El caso de Martín de los Santos Lehmann trascendió rápidamente las páginas policiales para convertirse en un fenómeno cultural y un test de estrés para el sistema judicial chileno. No estamos ante una simple historia de un crimen, una fuga y una captura. Lo que presenciamos fue la inauguración de una nueva forma de impunidad performática, donde el capital económico y el dominio de la narrativa digital se fusionaron para desafiar al Estado. La agresión a un conserje en Vitacura fue el detonante, pero la secuencia posterior —la fuga a Brasil, las apariciones telemáticas desafiantes desde un hotel, y las comunicaciones a través de redes sociales y medios— constituyó el verdadero nudo gordiano del asunto.
De los Santos no se escondió en las sombras; por el contrario, se ubicó bajo los focos. Su participación en la audiencia judicial vía Zoom, fumando y tomando mate mientras increpaba a la jueza, no fue un acto de nerviosismo, sino una declaración de principios: una performance de desacato que se sabía observada. Al anunciar un live en Instagram y justificarlo por el “desfase horario del país donde me encuentro”, transformó su condición de prófugo en la de un influencer exiliado. Este acto deliberado de convertir la evasión en contenido mediático proyecta un futuro donde los límites entre el proceso penal y el espectáculo se vuelven peligrosamente porosos. La pregunta que queda suspendida es: ¿cuántos otros, con recursos similares, tomarán nota de este manual de desafío público?
La respuesta institucional a la saga de los Santos inevitablemente reconfigurará los procedimientos judiciales.

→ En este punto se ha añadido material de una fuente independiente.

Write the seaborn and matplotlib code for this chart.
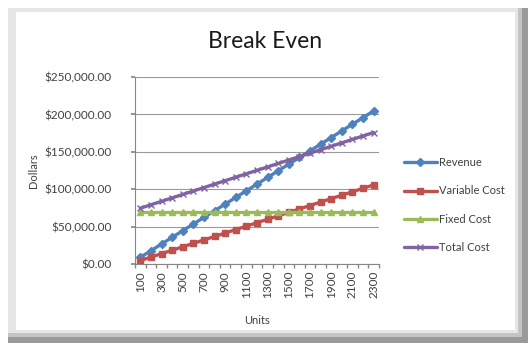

El primer impacto se sentirá en la gestión de las audiencias telemáticas. La confianza inicial en la tecnología como herramienta de eficiencia se ha visto perforada. Es altamente probable que veamos la implementación de un “Protocolo de los Santos” no oficial, donde la presencialidad se vuelva obligatoria para la formalización de imputados en delitos graves o con perfiles de alto riesgo de fuga, independientemente de su ubicación declarada. La facilidad con la que De los Santos simuló estar en Pichilemu mientras se encontraba en el extranjero es una lección que el Poder Judicial no podrá ignorar.
En segundo lugar, se proyecta un cambio en la estrategia del Ministerio Público respecto a las medidas cautelares. La no solicitud inicial de arraigo nacional en este caso será vista retrospectivamente como un error crítico. A futuro, es previsible una mayor agresividad fiscal para solicitar arraigo nacional y prisión preventiva en casos que involucren a imputados con medios económicos suficientes para salir del país, incluso si los delitos no son de la máxima gravedad. Esto podría generar una tensión: por un lado, se busca evitar nuevas fugas espectaculares; por otro, se corre el riesgo de aplicar un criterio de clase inverso, donde la posesión de recursos se convierta, per se, en un factor de sospecha para aplicar las medidas más gravosas. La justicia, en su intento por corregir una falla, podría generar nuevas distorsiones.
El efecto más profundo y duradero del caso de los Santos no es judicial, sino social. Su historia, amplificada por los medios, solidifica en el imaginario colectivo la percepción de una justicia de dos velocidades. Una para el ciudadano común, sujeta a los rigores del procedimiento estándar, y otra para una élite que puede comprar tiempo, contratar defensas de alto calibre, y utilizar las fronteras y la tecnología como escudos. La renuncia de su primer abogado por “diferencias irreconciliables” y su posterior queja desde Brasil por no poder designar un nuevo defensor telemáticamente, no fue leída por la ciudadanía como un problema procesal, sino como la arrogancia de quien se siente por encima de las reglas que aplican al resto.
Este precedente crea un peligroso ciclo de retroalimentación. La desconfianza ciudadana en la igualdad ante la ley se profundiza, alimentando el cinismo y la apatía. A su vez, futuros individuos en situaciones similares se sentirán envalentonados por el “éxito” mediático y la demora judicial lograda por De los Santos. Su confrontación con el juez brasileño, argumentando la vulneración de sus derechos mientras citaba su influencia en Instagram, es el epítome de esta nueva realidad: el capital simbólico (seguidores, estatus) se esgrime como un argumento legal. Si este modelo se replica, no estaremos frente a crisis judiciales aisladas, sino ante la normalización de un sistema donde la ley es un obstáculo a negociar, no un mandato a obedecer. El contrato social se resquebraja no por el crimen inicial, sino por el espectáculo de privilegio que le siguió.